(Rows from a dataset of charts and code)
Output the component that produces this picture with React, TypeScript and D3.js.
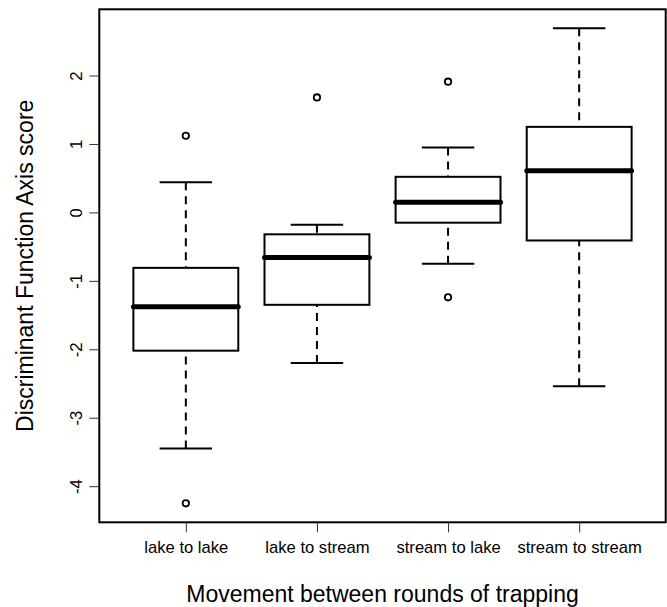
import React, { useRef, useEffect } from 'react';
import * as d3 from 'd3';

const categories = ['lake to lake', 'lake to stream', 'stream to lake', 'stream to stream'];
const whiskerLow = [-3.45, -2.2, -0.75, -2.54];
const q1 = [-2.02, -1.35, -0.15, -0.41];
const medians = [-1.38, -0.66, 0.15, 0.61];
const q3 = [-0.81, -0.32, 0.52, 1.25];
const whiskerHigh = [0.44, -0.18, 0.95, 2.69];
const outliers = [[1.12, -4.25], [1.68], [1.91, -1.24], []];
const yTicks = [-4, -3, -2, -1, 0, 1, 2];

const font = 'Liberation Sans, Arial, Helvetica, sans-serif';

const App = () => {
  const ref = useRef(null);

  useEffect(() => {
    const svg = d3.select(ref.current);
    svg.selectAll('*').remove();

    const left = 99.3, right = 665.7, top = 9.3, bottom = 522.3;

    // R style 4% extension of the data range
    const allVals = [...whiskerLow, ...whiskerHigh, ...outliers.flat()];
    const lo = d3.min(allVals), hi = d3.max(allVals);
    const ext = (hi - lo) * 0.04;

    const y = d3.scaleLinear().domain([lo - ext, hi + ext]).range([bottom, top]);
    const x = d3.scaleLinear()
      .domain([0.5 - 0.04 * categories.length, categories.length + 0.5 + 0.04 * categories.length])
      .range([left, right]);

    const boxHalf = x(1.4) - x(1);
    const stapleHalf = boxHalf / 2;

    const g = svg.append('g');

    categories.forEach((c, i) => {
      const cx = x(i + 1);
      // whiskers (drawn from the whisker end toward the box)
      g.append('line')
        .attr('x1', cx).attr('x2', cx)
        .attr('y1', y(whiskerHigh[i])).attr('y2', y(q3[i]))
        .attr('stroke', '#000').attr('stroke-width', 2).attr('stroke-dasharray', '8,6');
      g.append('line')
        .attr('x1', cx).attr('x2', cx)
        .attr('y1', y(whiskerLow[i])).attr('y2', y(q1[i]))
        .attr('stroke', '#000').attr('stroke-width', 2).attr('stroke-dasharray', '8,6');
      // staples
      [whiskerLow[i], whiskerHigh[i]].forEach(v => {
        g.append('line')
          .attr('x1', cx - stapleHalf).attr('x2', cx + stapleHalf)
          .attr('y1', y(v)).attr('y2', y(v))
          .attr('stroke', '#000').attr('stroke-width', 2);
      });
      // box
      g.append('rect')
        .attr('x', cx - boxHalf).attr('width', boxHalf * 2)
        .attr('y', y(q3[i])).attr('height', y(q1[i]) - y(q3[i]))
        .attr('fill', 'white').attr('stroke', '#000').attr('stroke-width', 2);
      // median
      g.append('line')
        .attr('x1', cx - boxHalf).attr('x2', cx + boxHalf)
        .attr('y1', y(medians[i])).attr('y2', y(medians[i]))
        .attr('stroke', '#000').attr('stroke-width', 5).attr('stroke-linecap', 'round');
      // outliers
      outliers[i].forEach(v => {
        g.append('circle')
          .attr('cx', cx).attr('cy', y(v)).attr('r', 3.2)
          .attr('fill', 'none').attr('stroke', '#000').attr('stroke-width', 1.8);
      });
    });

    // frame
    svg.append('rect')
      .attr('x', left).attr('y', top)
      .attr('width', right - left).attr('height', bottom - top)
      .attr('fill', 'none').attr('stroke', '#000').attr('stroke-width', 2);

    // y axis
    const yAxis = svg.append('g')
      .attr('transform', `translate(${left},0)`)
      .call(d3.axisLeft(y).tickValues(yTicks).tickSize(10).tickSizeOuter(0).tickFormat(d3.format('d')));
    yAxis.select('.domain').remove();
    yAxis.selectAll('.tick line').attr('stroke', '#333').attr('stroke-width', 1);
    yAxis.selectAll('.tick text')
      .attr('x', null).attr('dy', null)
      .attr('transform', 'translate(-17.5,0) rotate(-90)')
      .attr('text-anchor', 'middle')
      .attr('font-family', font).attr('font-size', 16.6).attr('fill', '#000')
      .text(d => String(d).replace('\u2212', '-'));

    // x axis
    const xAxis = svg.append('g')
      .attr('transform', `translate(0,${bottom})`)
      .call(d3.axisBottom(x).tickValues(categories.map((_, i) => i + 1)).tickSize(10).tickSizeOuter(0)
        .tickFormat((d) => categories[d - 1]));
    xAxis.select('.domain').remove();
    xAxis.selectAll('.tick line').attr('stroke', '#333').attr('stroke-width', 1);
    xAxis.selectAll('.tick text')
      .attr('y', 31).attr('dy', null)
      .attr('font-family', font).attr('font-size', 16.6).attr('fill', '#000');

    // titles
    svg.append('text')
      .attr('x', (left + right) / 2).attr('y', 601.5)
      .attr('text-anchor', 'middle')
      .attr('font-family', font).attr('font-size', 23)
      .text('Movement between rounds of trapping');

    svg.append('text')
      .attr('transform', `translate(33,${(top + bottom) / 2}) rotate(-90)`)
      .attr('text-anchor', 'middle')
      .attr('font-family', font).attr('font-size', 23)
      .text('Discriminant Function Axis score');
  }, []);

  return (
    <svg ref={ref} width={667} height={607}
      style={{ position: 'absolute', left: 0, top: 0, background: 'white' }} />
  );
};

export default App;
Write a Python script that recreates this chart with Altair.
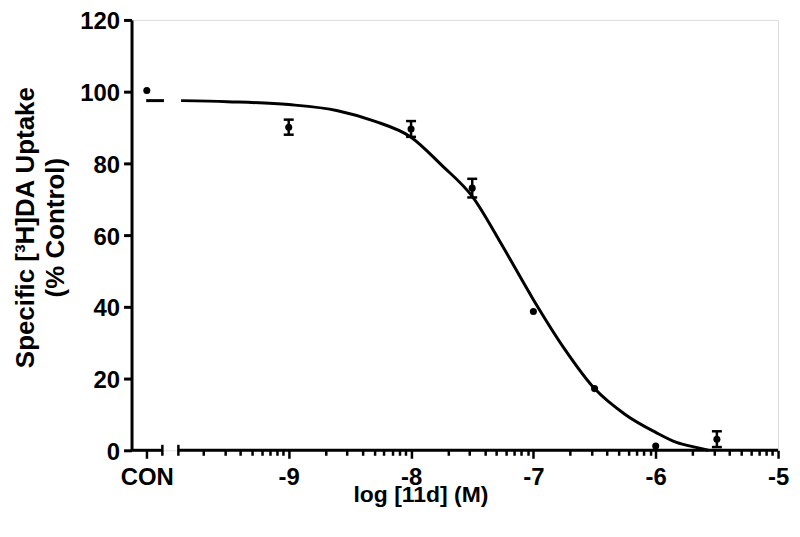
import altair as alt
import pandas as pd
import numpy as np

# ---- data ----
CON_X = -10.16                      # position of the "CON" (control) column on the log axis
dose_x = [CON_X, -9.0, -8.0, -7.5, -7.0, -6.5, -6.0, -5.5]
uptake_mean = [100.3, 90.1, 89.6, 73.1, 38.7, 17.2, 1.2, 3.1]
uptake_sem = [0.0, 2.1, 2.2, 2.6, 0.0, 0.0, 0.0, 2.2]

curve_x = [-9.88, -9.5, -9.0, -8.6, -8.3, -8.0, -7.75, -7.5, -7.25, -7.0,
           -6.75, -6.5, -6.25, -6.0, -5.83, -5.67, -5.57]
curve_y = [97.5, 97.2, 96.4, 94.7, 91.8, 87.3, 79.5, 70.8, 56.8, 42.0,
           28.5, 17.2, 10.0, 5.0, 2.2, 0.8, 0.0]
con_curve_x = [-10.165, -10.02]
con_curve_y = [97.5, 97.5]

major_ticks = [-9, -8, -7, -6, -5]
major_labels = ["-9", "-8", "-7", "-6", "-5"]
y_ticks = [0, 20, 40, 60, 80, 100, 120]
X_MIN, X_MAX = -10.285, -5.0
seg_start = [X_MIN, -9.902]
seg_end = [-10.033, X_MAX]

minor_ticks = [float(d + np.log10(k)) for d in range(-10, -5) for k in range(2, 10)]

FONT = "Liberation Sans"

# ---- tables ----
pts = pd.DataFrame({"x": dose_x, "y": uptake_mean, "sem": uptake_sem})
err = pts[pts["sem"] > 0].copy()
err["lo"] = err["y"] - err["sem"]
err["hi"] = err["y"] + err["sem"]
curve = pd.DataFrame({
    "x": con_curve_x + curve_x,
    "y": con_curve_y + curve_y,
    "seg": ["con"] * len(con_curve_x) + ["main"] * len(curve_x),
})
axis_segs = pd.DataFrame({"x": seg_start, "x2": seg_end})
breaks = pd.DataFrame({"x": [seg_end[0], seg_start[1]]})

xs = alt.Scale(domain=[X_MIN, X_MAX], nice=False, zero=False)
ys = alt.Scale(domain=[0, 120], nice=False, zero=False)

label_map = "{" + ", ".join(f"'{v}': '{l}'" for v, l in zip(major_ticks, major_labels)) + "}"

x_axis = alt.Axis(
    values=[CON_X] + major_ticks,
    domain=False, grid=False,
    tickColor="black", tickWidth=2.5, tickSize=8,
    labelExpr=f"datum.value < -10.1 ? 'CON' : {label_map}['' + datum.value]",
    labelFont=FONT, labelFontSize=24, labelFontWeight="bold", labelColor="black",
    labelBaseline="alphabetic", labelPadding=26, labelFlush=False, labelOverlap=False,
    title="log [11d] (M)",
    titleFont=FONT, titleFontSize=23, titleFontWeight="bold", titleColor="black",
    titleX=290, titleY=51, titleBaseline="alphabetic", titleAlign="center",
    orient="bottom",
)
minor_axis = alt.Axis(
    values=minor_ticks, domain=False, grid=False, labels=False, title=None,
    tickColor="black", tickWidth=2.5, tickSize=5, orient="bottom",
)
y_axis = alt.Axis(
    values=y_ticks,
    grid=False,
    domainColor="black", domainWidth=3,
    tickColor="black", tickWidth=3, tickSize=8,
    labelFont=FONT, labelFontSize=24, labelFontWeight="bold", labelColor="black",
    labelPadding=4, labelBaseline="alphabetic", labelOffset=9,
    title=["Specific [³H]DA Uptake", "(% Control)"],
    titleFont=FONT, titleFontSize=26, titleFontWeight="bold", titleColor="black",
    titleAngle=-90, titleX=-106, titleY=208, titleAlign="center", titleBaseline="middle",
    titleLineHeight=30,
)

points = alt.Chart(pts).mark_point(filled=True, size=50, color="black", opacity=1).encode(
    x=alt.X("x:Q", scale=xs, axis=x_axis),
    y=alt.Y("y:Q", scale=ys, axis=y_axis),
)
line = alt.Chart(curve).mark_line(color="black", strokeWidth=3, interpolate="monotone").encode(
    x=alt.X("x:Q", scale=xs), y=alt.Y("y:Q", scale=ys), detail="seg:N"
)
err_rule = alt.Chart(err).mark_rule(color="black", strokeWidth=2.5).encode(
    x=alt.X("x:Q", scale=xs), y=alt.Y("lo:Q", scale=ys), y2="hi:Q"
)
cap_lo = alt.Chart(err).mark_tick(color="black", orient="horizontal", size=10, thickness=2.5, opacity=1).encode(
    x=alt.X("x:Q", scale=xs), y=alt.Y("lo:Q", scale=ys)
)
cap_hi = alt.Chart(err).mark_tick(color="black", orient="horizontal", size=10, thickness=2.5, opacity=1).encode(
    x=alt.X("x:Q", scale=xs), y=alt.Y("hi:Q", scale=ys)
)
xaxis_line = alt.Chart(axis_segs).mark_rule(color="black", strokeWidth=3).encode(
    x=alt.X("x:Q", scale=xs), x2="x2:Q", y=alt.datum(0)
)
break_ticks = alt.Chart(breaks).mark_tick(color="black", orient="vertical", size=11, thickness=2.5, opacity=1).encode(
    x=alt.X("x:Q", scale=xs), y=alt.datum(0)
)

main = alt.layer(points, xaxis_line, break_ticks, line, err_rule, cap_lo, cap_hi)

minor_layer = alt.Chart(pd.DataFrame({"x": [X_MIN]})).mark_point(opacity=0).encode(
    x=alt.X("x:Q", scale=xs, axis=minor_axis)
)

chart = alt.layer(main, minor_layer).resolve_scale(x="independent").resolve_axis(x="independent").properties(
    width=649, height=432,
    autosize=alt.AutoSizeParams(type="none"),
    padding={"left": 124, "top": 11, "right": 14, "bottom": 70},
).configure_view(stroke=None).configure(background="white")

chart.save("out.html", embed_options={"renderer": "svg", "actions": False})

▶ [Work instructions] Above are some records; quote exactly and only the lines that begin at the line containing "Write a Python" and stop after the line containing "con_curve_y = [97.5, 97.5]", leaving out the pictures.

▶ [Response to the task]
Write a Python script that recreates this chart with Altair.
import altair as alt
import pandas as pd
import numpy as np

# ---- data ----
CON_X = -10.16                      # position of the "CON" (control) column on the log axis
dose_x = [CON_X, -9.0, -8.0, -7.5, -7.0, -6.5, -6.0, -5.5]
uptake_mean = [100.3, 90.1, 89.6, 73.1, 38.7, 17.2, 1.2, 3.1]
uptake_sem = [0.0, 2.1, 2.2, 2.6, 0.0, 0.0, 0.0, 2.2]

curve_x = [-9.88, -9.5, -9.0, -8.6, -8.3, -8.0, -7.75, -7.5, -7.25, -7.0,
           -6.75, -6.5, -6.25, -6.0, -5.83, -5.67, -5.57]
curve_y = [97.5, 97.2, 96.4, 94.7, 91.8, 87.3, 79.5, 70.8, 56.8, 42.0,
           28.5, 17.2, 10.0, 5.0, 2.2, 0.8, 0.0]
con_curve_x = [-10.165, -10.02]
con_curve_y = [97.5, 97.5]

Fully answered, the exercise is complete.